Today began a four day tour of southern Israel or the Negev. On our drive down to Be’er Sheva (modern Beersheba), we stopped to look at a few sites along the way in the “Shephelah” or lowlands of ancient Judah. Here are a few highlights:
We stopped at ancient Azekah, one of the fortress cities of Judah in the divided kingdom period (cf. 2 Chr 11:9). From Azekah, we are able to look over the Elah Valley and the site of David’s famous battle with Goliath. In OT times, the Elah Valley was one of the few good routes to the Judean heartland (and especially to Bethlehem and Jerusalem). Therefore, when a certain Philistine army threatened to come through the valley, King Saul met them with the army of Israel. However, the armies did not engage; instead, they lined up on opposite ridgelines, the Israelites to the north (left hills in the picture) and the Philistines to the south, from Azekah to Socoh (right hills in the picture) (1 Sam 17:1-3). Meanwhile, the Philistine giant Goliath marched down into the valley day after day to challenge the warriors of Israel and to defy Israel’s God (1 Sam 17:4-11, 45). However, young David, already anointed by Samuel to be Israel’s next king (1 Sam 16:13), had faith in God and was zealous for God’s name (1 Sam 17:45-47). David descended from the north ridgeline, picked up five smooth stones from the Wadi Elah in the middle of the valley, and then met Goliath—two lone figures in the middle of the valley watched by the armies on both sides (1 Sam 17:40, 48). When Goliath fell, the previously frightened Israelites charged down the hill in pursuit and the Philistines knew that there was indeed a God in Israel (1 Sam 17:49-54).
After Azekah, we drove to another valley in the Shephelah to visit the site of the most important fortress city in Judah (aside from Jerusalem) in OT times: Lachish (cf. Josh 10:31-32; 2 Chr 11:9). Close to the International Coastal Highway and guarding a backdoor route to Jerusalem, Lachish was a clear obstacle to any invading army. The double-walled city was quite large (30 acres; compare Jerusalem’s original size under David of 9 acres) and featured a three-storied fortress-palace within. The gate complex at Tel Lachish has yielded a doubly interesting archaeological discovery: a chamber set aside for idolatrous worship (the syncretism of Judah’s wicked kings) that was later used as a latrine before being buried under dirt (no doubt due to Hezekiah’s or Josiah’s reforms, cf. 2 Ki 10:27).

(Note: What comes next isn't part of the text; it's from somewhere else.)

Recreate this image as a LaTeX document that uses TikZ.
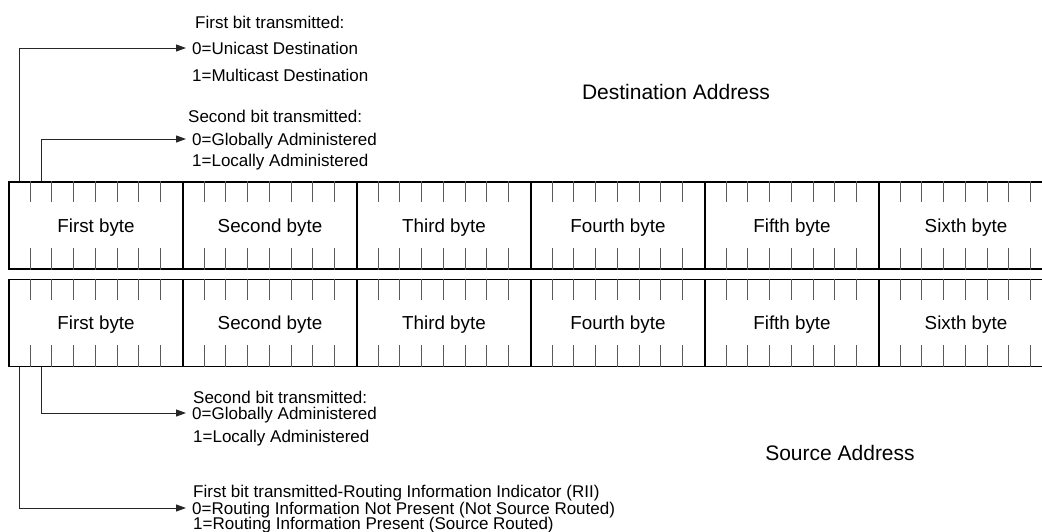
\documentclass[tikz,border=0pt]{standalone}
\usepackage{fontspec}
\setmainfont{Liberation Sans}
\usetikzlibrary{arrows.meta,calc}
\begin{document}
\begin{tikzpicture}[x=1pt,y=-1pt,
  bytebox/.style={draw=black,line width=1.2pt,minimum width=174pt,minimum height=87pt,inner sep=0pt,font=\fontsize{18.8}{22}\selectfont,text height=13.5pt,text depth=0pt},
  tickline/.style={draw=black!65,line width=0.9pt},
  lbl/.style={anchor=west,inner xsep=6pt,inner ysep=0pt,font=\fontsize{17}{20}\selectfont,text height=12.2pt,text depth=0pt},
  ttl/.style={font=\fontsize{21}{25}\selectfont,inner sep=0pt,text height=15pt,text depth=0pt},
  conn/.style={draw=black!85,line width=1pt},
  arr/.style={conn,-{Triangle[length=10pt,width=7pt]}}
]
\clip (0,0) rectangle (1042,531);
% byte fields
\foreach \i/\t in {1/First,2/Second,3/Third,4/Fourth,5/Fifth,6/Sixth}{
  \node[bytebox] (d\i) at ({9+174*(\i-0.5)},225.5) {\t\ byte};
  \node[bytebox] (s\i) at ({9+174*(\i-0.5)},323) {\t\ byte};
}
\foreach \i in {1,...,6}{
  \foreach \k in {1,...,7}{
    \draw[tickline] ($(d\i.north west)+(\k*21.75,0)$) -- ++(0,21);
    \draw[tickline] ($(d\i.south west)+(\k*21.75,0)$) -- ++(0,-22);
    \draw[tickline] ($(s\i.north west)+(\k*21.75,0)$) -- ++(0,21);
    \draw[tickline] ($(s\i.south west)+(\k*21.75,0)$) -- ++(0,-22);
  }
}
% titles
\node[ttl] (dest) at (676,92) {Destination Address};
\node[ttl] (src) at (840,453) {Source Address};
% destination labels
\node[lbl] (dt1) at (189,22) {First bit transmitted:};
\node[lbl] (dt2) at (186,48) {0=Unicast Destination};
\node[lbl] (dt3) at (186,75) {1=Multicast Destination};
\node[lbl] (ds1) at (182,116) {Second bit transmitted:};
\node[lbl] (ds2) at (186,139) {0=Globally Administered};
\node[lbl] (ds3) at (186,160) {1=Locally Administered};
% source labels
\node[lbl] (ss1) at (187,397) {Second bit transmitted:};
\node[lbl] (ss2) at (186,413) {0=Globally Administered};
\node[lbl] (ss3) at (187,436) {1=Locally Administered};
\node[lbl] (st1) at (187,491) {First bit transmitted-Routing Information Indicator (RII)};
\node[lbl] (st2) at (186,508) {0=Routing Information Not Present (Not Source Routed)};
\node[lbl] (st3) at (187,523.5) {1=Routing Information Present (Source Routed)};
% bit coordinates
\coordinate (db1) at ($(d1.north west)+(10.9,0)$);
\coordinate (db2) at ($(d1.north west)+(32.6,0)$);
\coordinate (sb1) at ($(s1.south west)+(10.9,0)$);
\coordinate (sb2) at ($(s1.south west)+(32.6,0)$);
% connectors
\draw[arr] (db1) |- (dt2.west);
\draw[arr] (db2) |- (ds2.west);
\draw[arr] (sb2) |- (ss2.west);
\draw[arr] (sb1) |- (st2.west);
\end{tikzpicture}
\end{document}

Lachish was conquered by Assyria before Sennacherib was supernaturally repelled by the Lord (2 Ki 18:14, 17; 19:8; 35-37) but was then conquered again and destroyed by Babylon in the final years of the kingdom of Judah (Jer 34:6-7). Lachish was never again rebuilt.
Our final stop on the way down to Be’er Sheva was at the site of ancient Ashkelon, one of the five great cities of Philistines (1 Sam 6:17). We took time to examine and then walk through an uncovered Canaanite city gate, the oldest arched gate in the world. Then, as Ashkelon was a coastal city, we took a brief swim in the Mediterranean. The waters were very refreshing after a rigorous day of touring!